The consumer should see more options, better choice, easier changing between suppliers, an effective complaints system, and an electricity industry that can be trusted to give fair value for money..

Supply should be more secure, mainly because the problems which provided major constraints on investments necessary to guarantee supply will now be addressed through the Electricity Governance Board mechanism.

The ability to set expectations via the Government Policy Statement will also enable the re-development of an integrated energy policy. This will obviously be important in the mid and long term, for economic development, and for environmental protection.

As regards economic development, there are constraints from inadequate capacity to East Coast forestry potential, for example, which we believe will now be able to be removed by new generation or extension of transmission capacity, depending on the exact circumstances.

Finally these reforms are critical to a coherent environmental policy.

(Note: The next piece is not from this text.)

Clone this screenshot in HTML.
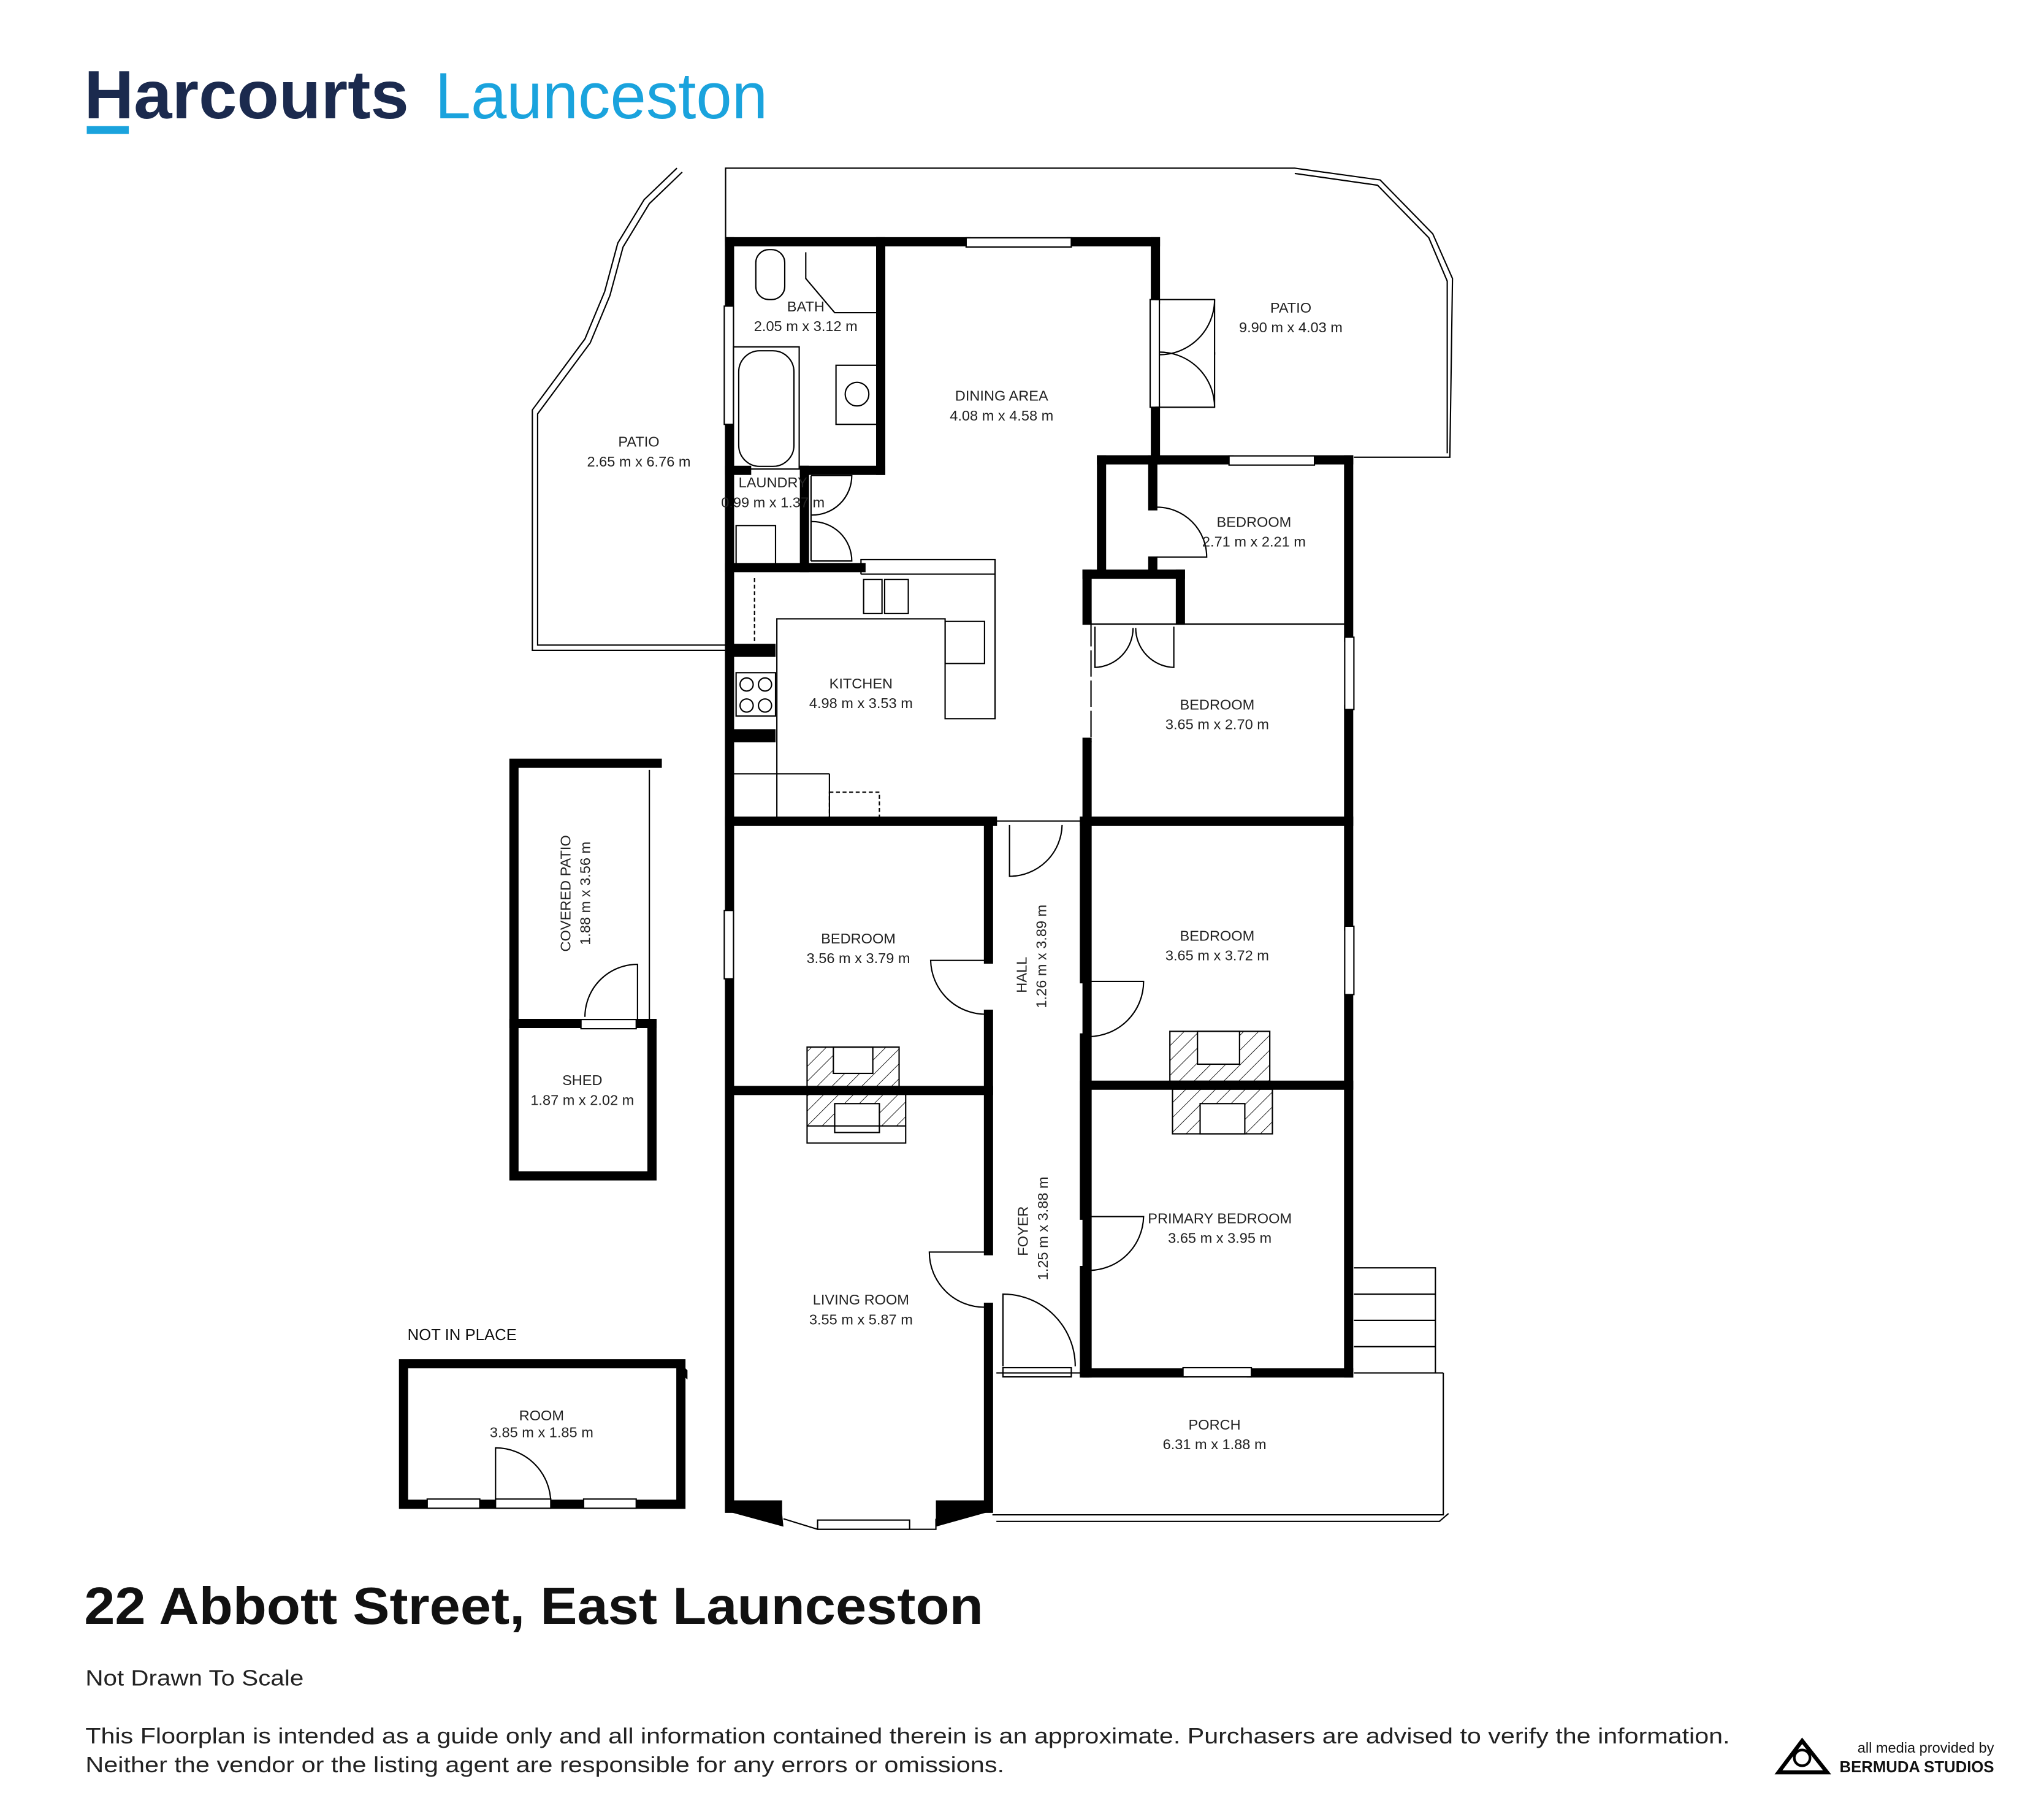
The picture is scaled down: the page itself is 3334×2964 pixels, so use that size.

We need to send the right signals which will enable investment in renewable energy sources, and in Greenhouse-friendly technology. This framework should ensure we can either regulate, or use market incentives such as tradeable carbon emissions, in the course of time.

It will not surprise anyone to hear that the Alliance would have gone further than these proposals. But the outcome is an important correction to Max Bradford's messy legacy. Now the challenge is to make these new proposals work. All members of the public, the industry, and business will be monitoring these changes very closely indeed.